═══ Supplied information ═══

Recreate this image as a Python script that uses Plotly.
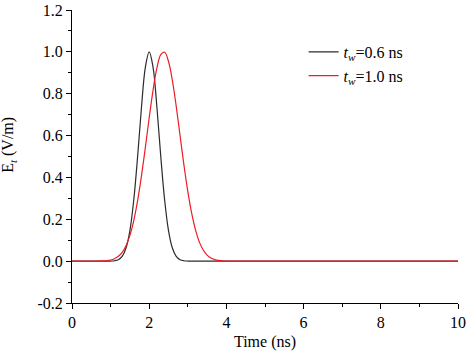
import plotly.graph_objects as go

# Time axis samples (ns)
time_ns = [0, 0.5, 0.8, 0.9, 1.0, 1.1, 1.2, 1.3, 1.4, 1.5, 1.6, 1.7, 1.8, 1.9,
           2.0, 2.1, 2.2, 2.3, 2.4, 2.5, 2.6, 2.7, 2.8, 2.9, 3.0, 3.1, 3.2, 3.3,
           3.4, 3.5, 3.6, 3.7, 3.8, 3.9, 4.0, 5, 6, 7, 8, 9, 10]

# E_t for t_w = 0.6 ns (black)
e_tw06 = [0, 0, 0.0, 0.0001, 0.0005, 0.002, 0.007, 0.023, 0.063, 0.146, 0.292,
          0.500, 0.735, 0.926, 1.000, 0.926, 0.735, 0.500, 0.292, 0.146, 0.063,
          0.023, 0.007, 0.002, 0.0005, 0.0001, 0, 0, 0, 0, 0, 0, 0, 0, 0,
          0, 0, 0, 0, 0, 0]

# E_t for t_w = 1.0 ns (red)
e_tw10 = [0, 0, 0.001, 0.0025, 0.0055, 0.0115, 0.023, 0.042, 0.074, 0.123,
          0.194, 0.289, 0.407, 0.543, 0.685, 0.817, 0.923, 0.987, 0.998, 0.954,
          0.864, 0.740, 0.599, 0.459, 0.333, 0.229, 0.149, 0.091, 0.053, 0.029,
          0.015, 0.0075, 0.0035, 0.0015, 0.0006, 0, 0, 0, 0, 0, 0]

x_tick_vals = [0, 2, 4, 6, 8, 10]
x_tick_text = ["0", "2", "4", "6", "8", "10"]
y_tick_vals = [-0.2, 0.0, 0.2, 0.4, 0.6, 0.8, 1.0, 1.2]
y_tick_text = ["-0.2", "0.0", "0.2", "0.4", "0.6", "0.8", "1.0", "1.2"]

series_names = ["<i>t</i><sub><i>w</i></sub>=0.6 ns", "<i>t</i><sub><i>w</i></sub>=1.0 ns"]

FONT = "Liberation Serif"
FS = 16

fig = go.Figure()
fig.add_trace(go.Scatter(x=time_ns, y=e_tw06, mode="lines", name=series_names[0],
                         line=dict(color="#2b2b2b", width=1.2, shape="spline")))
fig.add_trace(go.Scatter(x=time_ns, y=e_tw10, mode="lines", name=series_names[1],
                         line=dict(color="#ee1c25", width=1.2, shape="spline")))

fig.update_layout(
    width=470, height=357,
    margin=dict(l=72, r=12, t=10, b=54, autoexpand=False),
    paper_bgcolor="white", plot_bgcolor="white",
    font=dict(family=FONT, size=FS, color="black"),
    showlegend=True,
    legend=dict(x=0.60, y=0.915, xanchor="left", yanchor="top",
                bgcolor="rgba(0,0,0,0)", font=dict(family=FONT, size=FS),
                tracegroupgap=0, itemwidth=30),
    xaxis=dict(range=[0, 10], showgrid=False, zeroline=False, automargin=False,
               showline=True, linecolor="black", linewidth=1,
               ticks="outside", ticklen=5, tickcolor="black",
               tickfont=dict(family=FONT, size=FS),
               tickmode="array", tickvals=x_tick_vals, ticktext=x_tick_text,
               minor=dict(ticks="outside", ticklen=3, tickcolor="black",
                          tickmode="linear", tick0=0, dtick=1, showgrid=False),
               title=dict(text="Time (ns)", standoff=5,
                          font=dict(family=FONT, size=FS))),
    yaxis=dict(range=[-0.2, 1.2], showgrid=False, zeroline=False, automargin=False,
               showline=True, linecolor="black", linewidth=1,
               ticks="outside", ticklen=5, tickcolor="black",
               tickfont=dict(family=FONT, size=FS),
               tickmode="array", tickvals=y_tick_vals, ticktext=y_tick_text,
               minor=dict(ticks="outside", ticklen=3, tickcolor="black",
                          tickmode="linear", tick0=0, dtick=0.1, showgrid=False)),
)

fig.add_annotation(text="E<sub><i>t</i></sub> (V/m)", textangle=-90,
                   xref="paper", yref="paper", x=-0.163, y=0.54,
                   xanchor="center", yanchor="middle", showarrow=False,
                   font=dict(family=FONT, size=FS))

fig.write_html("out.html", config={"displayModeBar": False},
               post_script="document.body.style.margin='0';document.body.style.padding='0';")
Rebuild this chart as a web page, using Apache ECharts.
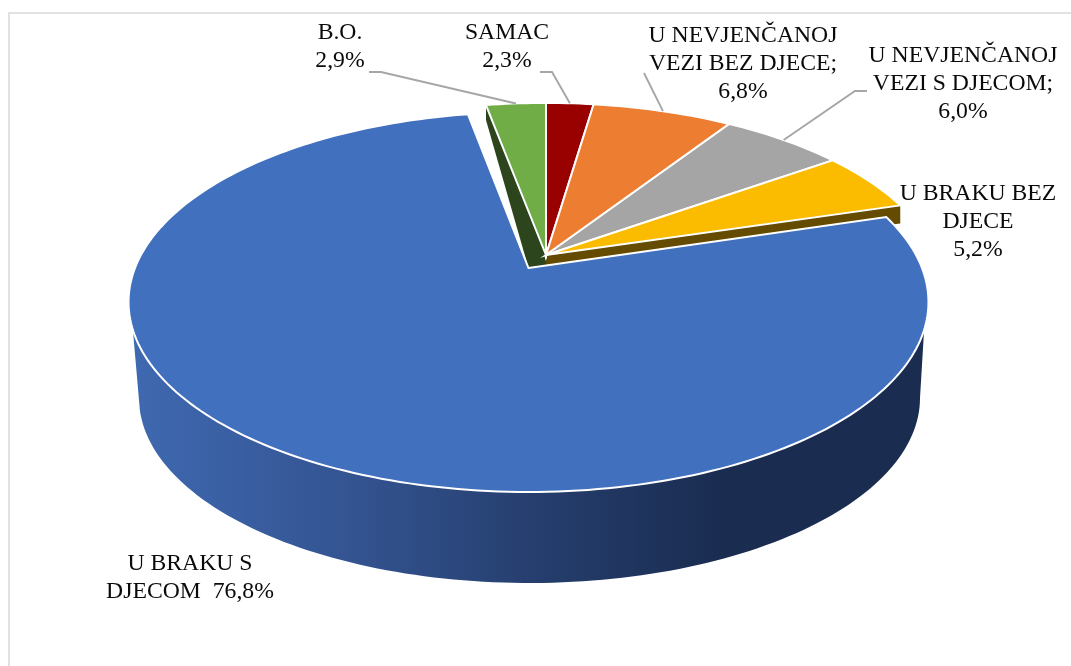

═══

In the entries above, find lines with "this" and copy each.

Recreate this image as a Python script that uses Plotly.
Rebuild this chart as a web page, using Apache ECharts.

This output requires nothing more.